# ETL Pipeline with Python and Google BigQuery

This notebook demonstrates a complete ETL process (Extract–Transform–Load) using Python, pandas, and Google BigQuery.  
It shows how to authenticate with Google Cloud, process a dataset, load it into a BigQuery table, and validate the result using SQL.

---


In [7]:
# ============================================================
# 1. INITIAL SETUP
# ============================================================

import os
import pandas as pd
from google.cloud import bigquery
from google.auth import load_credentials_from_file

# Path to credentials
creds_path = os.path.join("credentials", "service_account.json")

if not os.path.isfile(creds_path):
    raise FileNotFoundError(
        f"Credentials file not found at:\n{creds_path}"
    )

# Google Cloud project
project_id = "eloquent-hangar-474417-t1"

# Initialize BigQuery client
creds, _ = load_credentials_from_file(creds_path)
client = bigquery.Client(credentials=creds, project=project_id)

print("BigQuery client successfully initialized.")


BigQuery client successfully initialized.


In [8]:
# ============================================================
# 2. EXTRACT — Load dataset from remote repository
# ============================================================

url = "https://raw.githubusercontent.com/mwaskom/seaborn-data/master/iris.csv"

df_raw = pd.read_csv(url)

print("Rows / Columns:", df_raw.shape)
df_raw.head()


Rows / Columns: (150, 5)


Unnamed: 0,sepal_length,sepal_width,petal_length,petal_width,species
0,5.1,3.5,1.4,0.2,setosa
1,4.9,3.0,1.4,0.2,setosa
2,4.7,3.2,1.3,0.2,setosa
3,4.6,3.1,1.5,0.2,setosa
4,5.0,3.6,1.4,0.2,setosa


In [9]:
# ============================================================
# 3. TRANSFORM — Clean and aggregate data
# ============================================================

df_transformed = df_raw.groupby("species", as_index=False).mean()

df_transformed


Unnamed: 0,species,sepal_length,sepal_width,petal_length,petal_width
0,setosa,5.006,3.428,1.462,0.246
1,versicolor,5.936,2.77,4.26,1.326
2,virginica,6.588,2.974,5.552,2.026


In [10]:
# ============================================================
# 4. LOAD — Upload transformed data to BigQuery
# ============================================================

dataset_id = "demo_dataset"
table_id = "iris_summary"

table_ref = f"{project_id}.{dataset_id}.{table_id}"

# Load to BigQuery
job = client.load_table_from_dataframe(df_transformed, table_ref)
job.result()

print(f"Table loaded successfully: {table_ref}")

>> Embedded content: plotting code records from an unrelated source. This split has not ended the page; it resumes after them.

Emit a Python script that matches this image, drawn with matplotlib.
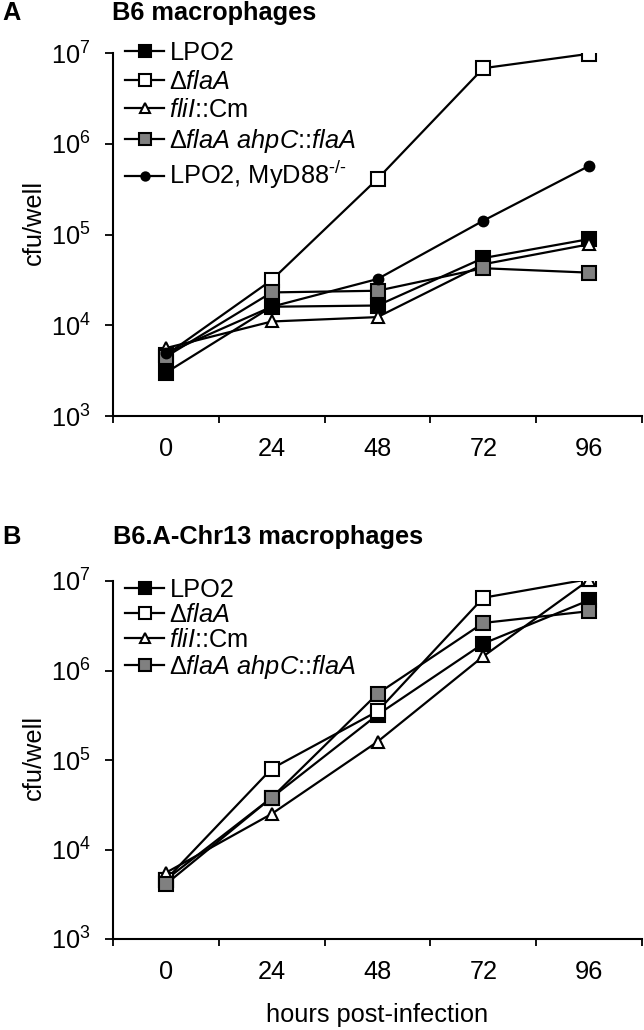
import numpy as np
import matplotlib
matplotlib.use("Agg")
import matplotlib.pyplot as plt
from matplotlib.ticker import FixedLocator, NullLocator, LogLocator, LogFormatterSciNotation

plt.rcParams['font.family'] = ['Liberation Sans', 'DejaVu Sans']
plt.rcParams['mathtext.fontset'] = 'custom'
plt.rcParams['mathtext.rm'] = 'Liberation Sans'
plt.rcParams['mathtext.it'] = 'Liberation Sans:italic'
plt.rcParams['mathtext.bf'] = 'Liberation Sans:bold'

# ---------------- data ----------------
hours = ["0", "24", "48", "72", "96"]

labels_a = ["LPO2", "Δ$\\mathit{flaA}$", "$\\mathit{fliI}$::Cm",
            "Δ$\\mathit{flaA}$ $\\mathit{ahpC}$::$\\mathit{flaA}$",
            "LPO2, MyD88$^{\\text{-/-}}$"]
a_lpo2 = [3000, 16000, 16500, 55000, 89000]
a_flaA = [4700, 31500, 410000, 6800000, 9800000]
a_flii = [5600, 11000, 12300, 47000, 78000]
a_comp = [4500, 23000, 24000, 42500, 38000]
a_myd88 = [4900, 16000, 32300, 142000, 570000]

labels_b = labels_a[:4]
b_lpo2 = [4600, 38000, 320000, 2000000, 6100000]
b_flaA = [4600, 80000, 350000, 6500000, 10500000]
b_flii = [5500, 25000, 160000, 1440000, 10300000]
b_comp = [4100, 38000, 550000, 3400000, 4600000]

title_a = "B6 macrophages"
title_b = "B6.A-Chr13 macrophages"
ylabel = "cfu/well"
xlabel = "hours post-infection"

# ---------------- styles ----------------
styles = [
    dict(marker='s', mfc='black', mec='black', ms=10),
    dict(marker='s', mfc='white', mec='black', ms=10),
    dict(marker='^', mfc='white', mec='black', ms=9),
    dict(marker='s', mfc='#808080', mec='black', ms=10),
    dict(marker='o', mfc='black', mec='black', ms=7),
]

W, H = 644, 1030
fig = plt.figure(figsize=(W / 100, H / 100), dpi=100)

FS = 18.3


def make_axes(top_px, bottom_px):
    left, right = 113, 642
    return fig.add_axes([left / W, 1 - bottom_px / H, (right - left) / W, (bottom_px - top_px) / H])


def style_axes(ax, ylab_y):
    x = np.arange(len(hours))
    ax.set_yscale('log')
    ax.set_ylim(1e3, 1e7)
    ax.set_xlim(-0.5, len(hours) - 0.5)
    ax.yaxis.set_major_locator(LogLocator(base=10, numticks=10))
    ax.yaxis.set_major_formatter(LogFormatterSciNotation())
    ax.yaxis.set_minor_locator(NullLocator())
    ax.xaxis.set_major_locator(FixedLocator(np.arange(len(hours) + 1) - 0.5))
    ax.xaxis.set_major_formatter(plt.NullFormatter())
    ax.xaxis.set_minor_locator(FixedLocator(x))
    ax.set_xticklabels(hours, minor=True)
    for s in ['top', 'right']:
        ax.spines[s].set_visible(False)
    for s in ['left', 'bottom']:
        ax.spines[s].set_linewidth(1.5)
    ax.tick_params(axis='y', which='major', direction='out', length=6, width=1.3,
                   labelsize=FS, pad=10)
    ax.tick_params(axis='x', which='major', direction='out', length=5, width=1.3)
    ax.tick_params(axis='x', which='minor', length=0, labelsize=FS, pad=15)
    ax.set_ylabel(ylabel, fontsize=FS)
    ax.yaxis.set_label_coords(-0.127, ylab_y)
    ax.patch.set_alpha(0)


def plot_series(ax, series, labels):
    x = np.arange(len(hours))
    for i, (vals, lab) in enumerate(zip(series, labels)):
        ax.plot(x, vals, color='black', lw=1.6, mew=1.5, label=lab,
                zorder=3 + i, **styles[i])


# ---------------- Panel A ----------------
axA = make_axes(53, 416)
plot_series(axA, [a_lpo2, a_flaA, a_flii, a_comp, a_myd88], labels_a)
style_axes(axA, 0.534)
legA = axA.legend(loc='upper left', bbox_to_anchor=(125 / W, 1 - 41 / H),
                  bbox_transform=fig.transFigure, frameon=False, fontsize=FS,
                  borderpad=0, borderaxespad=0, handlelength=1.55,
                  handletextpad=0.2, labelspacing=0.18, markerscale=0.85)
fig.text(2 / W, 1 - 13 / H, "A", fontsize=FS, fontweight='bold', va='center', ha='left')
fig.text(112 / W, 1 - 13 / H, title_a, fontsize=FS, fontweight='bold', va='center', ha='left')

# ---------------- Panel B ----------------
axB = make_axes(581, 939)
plot_series(axB, [b_lpo2, b_flaA, b_flii, b_comp], labels_b)
style_axes(axB, 0.506)
axB.set_xlabel(xlabel, fontsize=FS, labelpad=14)
legB = axB.legend(loc='upper left', bbox_to_anchor=(125 / W, 1 - 578 / H),
                  bbox_transform=fig.transFigure, frameon=False, fontsize=FS,
                  borderpad=0, borderaxespad=0, handlelength=1.55,
                  handletextpad=0.2, labelspacing=0.04, markerscale=0.85)
fig.text(2 / W, 1 - 537 / H, "B", fontsize=FS, fontweight='bold', va='center', ha='left')
fig.text(113 / W, 1 - 537 / H, title_b, fontsize=FS, fontweight='bold', va='center', ha='left')

fig.savefig("out.png", dpi=100)
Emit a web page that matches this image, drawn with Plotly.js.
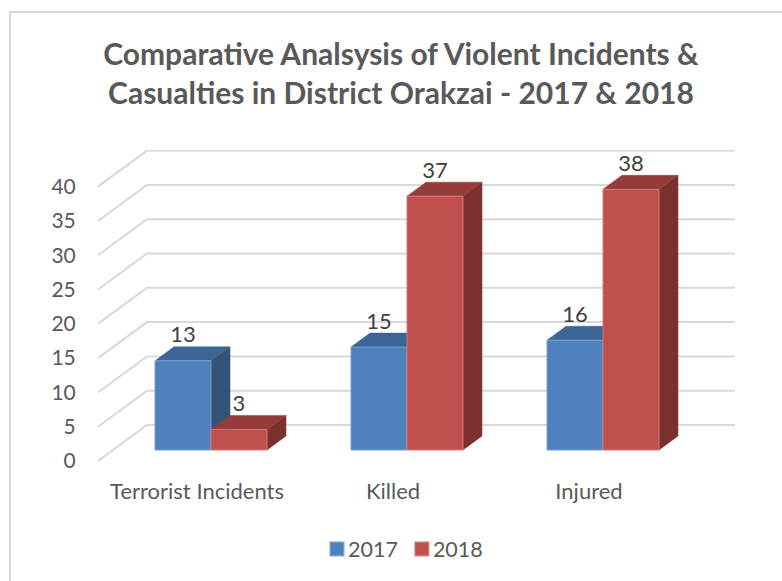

Table loaded successfully: eloquent-hangar-474417-t1.demo_dataset.iris_summary


In [11]:
# ============================================================
# 5. VALIDATION — Query table from BigQuery
# ============================================================

query = f"SELECT * FROM `{table_ref}` LIMIT 10"
df_check = client.query(query).to_dataframe()

df_check




Unnamed: 0,species,sepal_length,sepal_width,petal_length,petal_width
0,setosa,5.006,3.428,1.462,0.246
1,versicolor,5.936,2.77,4.26,1.326
2,virginica,6.588,2.974,5.552,2.026
3,setosa,5.006,3.428,1.462,0.246
4,versicolor,5.936,2.77,4.26,1.326
5,virginica,6.588,2.974,5.552,2.026
6,setosa,5.006,3.428,1.462,0.246
7,setosa,5.006,3.428,1.462,0.246
8,setosa,5.006,3.428,1.462,0.246
9,setosa,5.006,3.428,1.462,0.246


# Conclusion

The ETL pipeline ran successfully:

- **Extract:** loaded a remote public dataset  
- **Transform:** aggregated data using pandas  
- **Load:** uploaded processed data into BigQuery  
- **Validate:** executed SQL query to verify stored data  

This notebook represents a clean, functional example of integrating Python with Google BigQuery for real ETL workflows.